Where does the origin of our belief in this Sacrament come from?

1) Scripture: "Is anyone among you sick? He should summon the presbyters of the church and they should pray over him and anoint [him] with oil in the name of the Lord, and the prayer of faith will save the sick person, and the Lord will raise him up. If he has committed any sins, he will be forgiven."   (James 5:14-15)

2) Tradition of the Church: In the ancient text, Apostolic Tradition, that dates back to 215AD, it is described how the first Christians lived. In this text there is a rite of blessing of the oil of the sick by the bishop at the end of the Eucharistic prayer for Mass.

What is the Anointing of the Sick?: It is one of the seven Sacraments and it is often the last one to be received. Through the sacrament of anointing, Christ strengthens the faithful who are afflicted by illness, providing them with the strongest means of support.

What does it do? This Sacrament has primarily a spiritual effect, although if it is God's will physical healing can be brought about through it. The spiritual effects are such that there is healing from sin, the grace to face illness with trust in God, the strength to resist temptation to doubt God's love, and the spiritual aid to prepare for one's passing from this life. This anointing also has an effect for the whole Church as it unites the sick person to Passion of Christ and so makes the Church ever more united to her Source of life and love.

Who can receive this Sacrament? Any member of the Christian faithful (baptized) who health is seriously (gravely) impaired by sickness or old age. As the Sacrament should not be delayed till the last moments of life, it is envisioned that the person is still conscious and communicative. In order to receive the Anointing fruitfully, the recipient must be in a state of grace (without serious/grave sin). It is for this reason that the priest will offer the Sacrament of Confession before the anointing. 

What happens in the Sacrament? The anointing can take place in any location, it should be celebrated with members of the family, friends, and others of the Christian community whenever this is possible. The priest (or bishop) brings the consecrated oil called the "Oil of the Sick" to the specified place. He anoints the sick person on the forehead while saying, "Through this holy anointing may the Lord in his love and mercy help you with the grace of the Holy Spirit." And then he anoints the palms of both hands saying, "May the Lord who frees you from sin save you and raise you up."

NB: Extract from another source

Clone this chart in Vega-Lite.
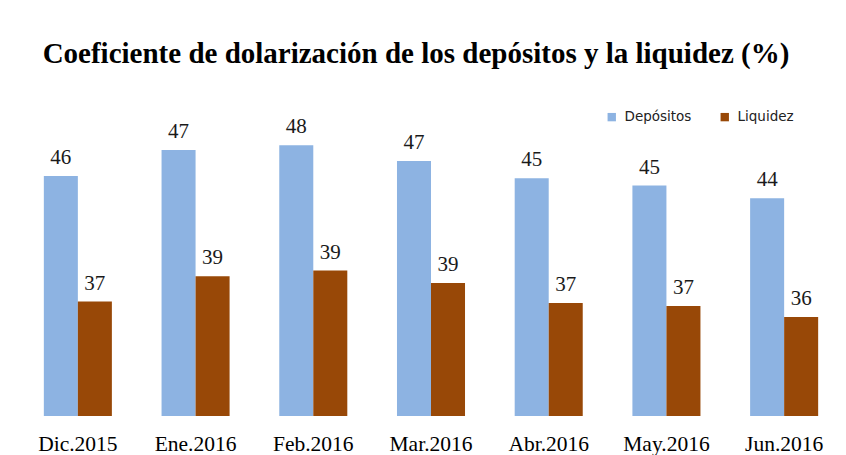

When should I contact the priest?: This Sacrament should be celebrated when a Christian's health is seriously impaired by sickness or old age. The Sacrament should not be delayed to the last moment of life as this sacrament cannot be administered after the person has died. It is best suited when the recipient is still capable of active participation in the sacrament.

Can a person receive it more than once? It can be repeated:

a)when the sick person recovers after being anointed and, at a later time, becomes sick again

b) when during the same illness he condition of the sickperson becomes more serious



    The Catechism of the Catholic Church on Anointing of the Sick:


    "Is any among you sick? Let him call for the presbyters of the Church, and let them pray over him, anointing him with oil in the name of the Lord; and the prayer of faith will save the sick man, and the Lord will raise him up; and if he has committed sins, he will be forgiven" (Jas 5:14-15).


    The sacrament of Anointing of the Sick has as its purpose the conferral of a special grace on the Christian experiencing the difficulties inherent in the condition of grave illness or old age.


    The proper time for receiving this holy anointing has certainly arrived when the believer begins to be in danger of death because of illness or old age.


     Each time a Christian falls seriously ill, he may receive the Anointing of the Sick, and also when, after he has received it, the illness worsens.


    Only priests (presbyters and bishops) can give the sacrament of the Anointing of the Sick, using oil blessed by the bishop, or if necessary by the celebrating presbyter himself.


    The celebration of the Anointing of the Sick consists essentially in the anointing of the forehead and hands of the sick person (in the Roman Rite) or of other parts of the body (in the Eastern rite), the anointing being accompanied by the liturgical prayer of the celebrant asking for the special grace of this sacrament.


    The special grace of the sacrament of the Anointing of the Sick has as its effects:

    • the uniting of the sick person to the passion of Christ, for his own good and that of the whole Church
    • the strengthening, peace, and courage to endure in a Christian manner the sufferings of illness or old age
    • the forgiveness of sins, if the sick person was not able to obtain it through the sacrament of Penance
    • the restoration of health, if it is conducive to the salvation of his soul
    • the preparation for passing over to eternal life.